Девочки, все до единой изнасилованные Воспитателем, содвинули русые, каштановые, черные головки над мятыми простынями и верблюжьими вытертыми одеялами, над корзинами с грязным бельем, над дожелта выскобленными уборщицей половицами.

В руках мелькали иголки с нитками, обрезки бумаги, штапельные и холщовые лоскутки. Той, кому удавалось раздобыть в недрах Воспитательного дома бархатный лоскуток, завидовали черной завистью.

Мадлен не шевелилась, глядя в черное, просвеченное ночными уличными фонарями пространство мертвой палаты.

Она думала: вот она убежит, вот ее обнимет свобода, и она навсегда забудет ненавистный Дом, койку в черной комнате, надсадные крики тухлого раздатка.

– Куда ты глядишь, Мадлен?... Очнись!.. Я тебя еще раз спрашиваю: как ты думаешь, в какой одежде ходил царь волхвов?... Ну, волхвиный царь, который привел волхвов к хлеву, где рожала Мария?...

– Не знаю... откуда я знаю...

– Зато я знаю! – Гордый, надменный шепот, горящие во тьме радужки веселых глаз. – У него была белая борода, он был старик, и носил золотую корону, а одежды у него были пошиты из нежно-голубого атласа и синего бархата, расшитого жемчугами!.. Потому что он был еще и звездочет, и наряд себе сшил цвета звездного неба!..

Звездное небо. Оно есть. Оно за каменной, железной стеной ее отроческого ужаса. Оно никуда не девается. Память выбили из нее смертным боем, но она помнит еще краем сознания, что над снегами ее родины сияло и переливалось всеми огнями радуги подобное звездное небо. Плащаница мира. Покрывало Создателя. А мир вправду создан из ничего?... Тьма была безвидна и пуста, и Дух Божий носился над водами.

– Эй, Мадлен!.. Дай-ка мне иголку вон из той коробки!..

Она выцепила из коробки иглу с ниткой, протянула подружке, и ее замутило – она вспомнила, как трудился, сопя, негр над ее животом, втыкая под кожу иглы, и она кричала, надсаживая глотку, а он ронял на ее искусанную Воспитателем голую грудь слюну.

– Девчонки... Мадлен плохо!..

Крики вдоль по коридору. Топот. Беготня. Ее несут, держа за руки и ноги – носилок нет.

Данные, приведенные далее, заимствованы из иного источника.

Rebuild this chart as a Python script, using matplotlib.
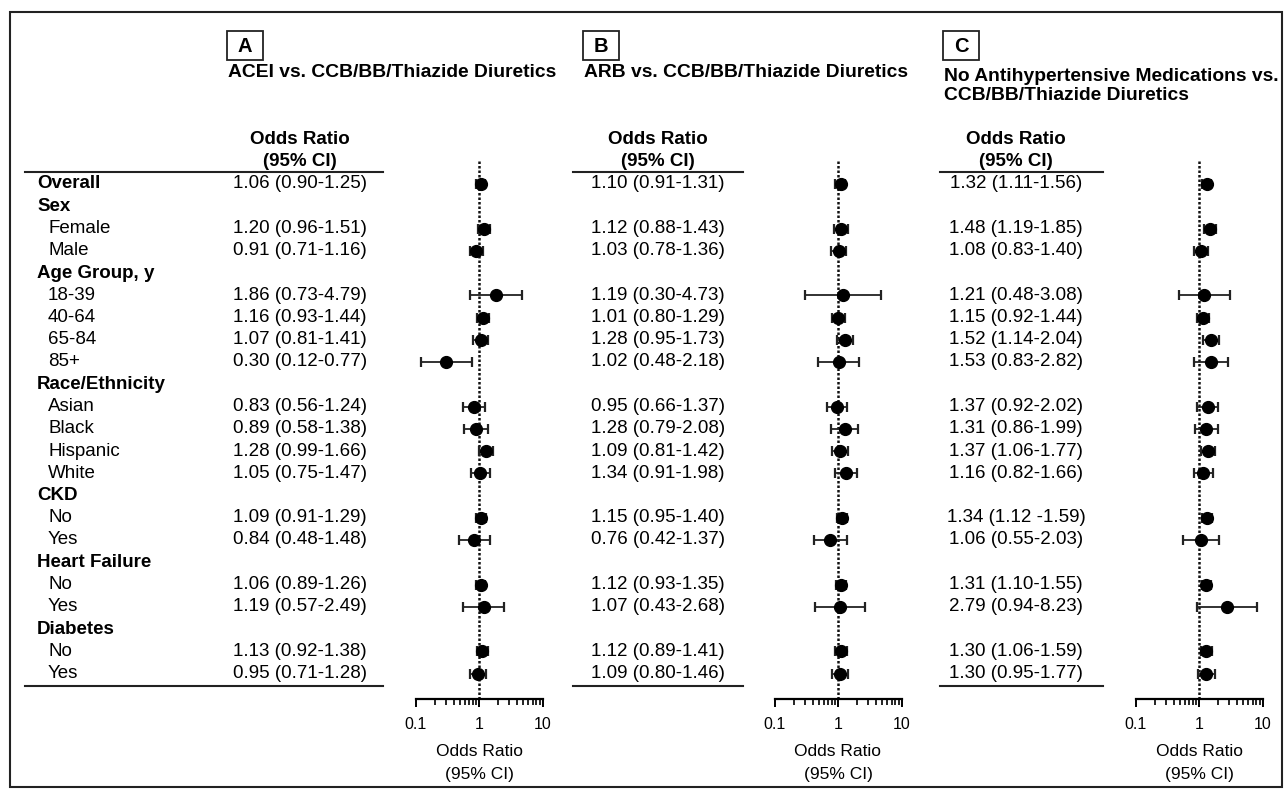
import matplotlib
matplotlib.use("Agg")
import matplotlib.pyplot as plt
from matplotlib.patches import Rectangle
from matplotlib.ticker import LogLocator, NullFormatter, FixedLocator, FixedFormatter
import numpy as np

plt.rcParams['font.family'] = ['Liberation Sans', 'DejaVu Sans']

# rows of the table (header rows have no estimate)
row_labels = ["Overall", "Sex", "Female", "Male", "Age Group, y", "18-39", "40-64", "65-84", "85+",
              "Race/Ethnicity", "Asian", "Black", "Hispanic", "White", "CKD", "No", "Yes",
              "Heart Failure", "No", "Yes", "Diabetes", "No", "Yes"]
row_is_header = [True, True, False, False, True, False, False, False, False,
                 True, False, False, False, False, True, False, False,
                 True, False, False, True, False, False]
# rows that carry an estimate: Overall + subgroups
data_rows = [0, 2, 3, 5, 6, 7, 8, 10, 11, 12, 13, 15, 16, 18, 19, 21, 22]

panel_letters = ["A", "B", "C"]
panel_titles = ["ACEI vs. CCB/BB/Thiazide Diuretics",
                "ARB vs. CCB/BB/Thiazide Diuretics",
                "No Antihypertensive Medications vs.\nCCB/BB/Thiazide Diuretics"]

acei_or = [1.06, 1.20, 0.91, 1.86, 1.16, 1.07, 0.30, 0.83, 0.89, 1.28, 1.05, 1.09, 0.84, 1.06, 1.19, 1.13, 0.95]
acei_lo = [0.90, 0.96, 0.71, 0.73, 0.93, 0.81, 0.12, 0.56, 0.58, 0.99, 0.75, 0.91, 0.48, 0.89, 0.57, 0.92, 0.71]
acei_hi = [1.25, 1.51, 1.16, 4.79, 1.44, 1.41, 0.77, 1.24, 1.38, 1.66, 1.47, 1.29, 1.48, 1.26, 2.49, 1.38, 1.28]

arb_or = [1.10, 1.12, 1.03, 1.19, 1.01, 1.28, 1.02, 0.95, 1.28, 1.09, 1.34, 1.15, 0.76, 1.12, 1.07, 1.12, 1.09]
arb_lo = [0.91, 0.88, 0.78, 0.30, 0.80, 0.95, 0.48, 0.66, 0.79, 0.81, 0.91, 0.95, 0.42, 0.93, 0.43, 0.89, 0.80]
arb_hi = [1.31, 1.43, 1.36, 4.73, 1.29, 1.73, 2.18, 1.37, 2.08, 1.42, 1.98, 1.40, 1.37, 1.35, 2.68, 1.41, 1.46]

none_or = [1.32, 1.48, 1.08, 1.21, 1.15, 1.52, 1.53, 1.37, 1.31, 1.37, 1.16, 1.34, 1.06, 1.31, 2.79, 1.30, 1.30]
none_lo = [1.11, 1.19, 0.83, 0.48, 0.92, 1.14, 0.83, 0.92, 0.86, 1.06, 0.82, 1.12, 0.55, 1.10, 0.94, 1.06, 0.95]
none_hi = [1.56, 1.85, 1.40, 3.08, 1.44, 2.04, 2.82, 2.02, 1.99, 1.77, 1.66, 1.59, 2.03, 1.55, 8.23, 1.59, 1.77]

panels = [(acei_or, acei_lo, acei_hi), (arb_or, arb_lo, arb_hi), (none_or, none_lo, none_hi)]

# layout in pixels (figure 1286 x 796)
W, H = 1286, 796
row_y0, row_dy = 184, 22.25
fs = 13.5

fig = plt.figure(figsize=(W / 100, H / 100), dpi=100)
bg = fig.add_axes([0, 0, 1, 1])
bg.set_xlim(0, W)
bg.set_ylim(H, 0)
bg.axis("off")

# outer frame
bg.add_patch(Rectangle((10, 12), 1272, 775, fill=False, lw=1.5, ec="#222222"))

# row labels
for i, (lab, hdr) in enumerate(zip(row_labels, row_is_header)):
    y = row_y0 + i * row_dy
    if hdr:
        bg.text(37, y, lab, fontsize=fs, fontweight="bold", va="center", ha="left")
    else:
        bg.text(48, y, lab, fontsize=fs, va="center", ha="left")

box_x = [227, 583, 943]
text_cx = [300, 658, 1016]
line_x = [(25, 383), (573, 743), (940, 1103)]
one_px = [479, 838, 1199]   # pixel x of OR = 1
decade = 63.5

for p, (est, lo, hi) in enumerate(panels):
    # panel letter box + title
    bx = box_x[p]
    bg.add_patch(Rectangle((bx, 31), 36, 29, fill=False, lw=1.3, ec="#222222"))
    bg.text(bx + 18, 46, panel_letters[p], fontsize=14.5, fontweight="bold", ha="center", va="center")
    title_top = 68 if p == 2 else 64
    bg.text(bx + 1, title_top, panel_titles[p], fontsize=13.9, fontweight="bold", ha="left", va="top",
            linespacing=1.15)

    # column header and rules
    cx = text_cx[p]
    bg.text(cx, 140, "Odds Ratio", fontsize=fs, fontweight="bold", ha="center", va="center")
    bg.text(cx, 162, "(95% CI)", fontsize=fs, fontweight="bold", ha="center", va="center")
    x0, x1 = line_x[p]
    bg.plot([x0, x1], [172, 172], color="#222222", lw=1.5)
    bg.plot([x0, x1], [686, 686], color="#222222", lw=1.5)

    # estimate text
    for k, r in enumerate(data_rows):
        sep = " -" if (p == 2 and r == 15) else "-"
        s = f"{est[k]:.2f} ({lo[k]:.2f}{sep}{hi[k]:.2f})"
        bg.text(cx, row_y0 + r * row_dy, s, fontsize=fs, ha="center", va="center")

    # forest plot axes
    left_px = one_px[p] - decade
    right_px = one_px[p] + decade
    top_px, bot_px = 160, 699
    ax = fig.add_axes([left_px / W, 1 - bot_px / H, (right_px - left_px) / W, (bot_px - top_px) / H])
    ax.set_facecolor("none")
    ax.set_xscale("log")
    ax.set_xlim(0.1, 10)
    ax.set_ylim((bot_px - row_y0) / row_dy, (top_px - row_y0) / row_dy)
    ax.axvline(1, color="#111111", ls=(0, (1, 0.8)), lw=1.8, zorder=1)

    est_a = np.array(est)
    lo_a = np.array(lo)
    hi_a = np.array(hi)
    ax.errorbar(est_a, data_rows, xerr=[est_a - lo_a, hi_a - est_a], fmt="o", color="black",
                ecolor="#222222", ms=8.5, elinewidth=1.3, capsize=3.5, capthick=1.6, zorder=3)

    for side in ["top", "right", "left"]:
        ax.spines[side].set_visible(False)
    ax.spines["bottom"].set_linewidth(1.6)
    ax.set_yticks([])
    ax.xaxis.set_major_locator(FixedLocator([0.1, 1, 10]))
    ax.xaxis.set_major_formatter(FixedFormatter(["0.1", "1", "10"]))
    ax.xaxis.set_minor_locator(LogLocator(base=10, subs=np.arange(2, 10)))
    ax.xaxis.set_minor_formatter(NullFormatter())
    ax.tick_params(axis="x", which="major", length=6, width=1.4, labelsize=11.5, pad=7)
    ax.tick_params(axis="x", which="minor", length=4, width=1.2)

    bg.text(one_px[p], 752, "Odds Ratio", fontsize=12.5, ha="center", va="center")
    bg.text(one_px[p], 775, "(95% CI)", fontsize=12.5, ha="center", va="center")

fig.savefig("out.png", dpi=100)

Бросают на койку в каптерке, наспех приспособленной под лазарет. Хваленая Эроп, где же твои врачи? Кому врачи, а кому и рвачи. Из-под нее то и дело вытаскивают окровавленные тряпки. Мутное море забытья. Боль внутри раздираемого железными штырями и ложками брюха. Ее брюхо – кастрюля, из которой хлебают красный суп большими столовыми ложками. Плещут ополовником. В деревне ставили миску на стол, и, пока отец не зачерпнет, дети не могут и пикнуть.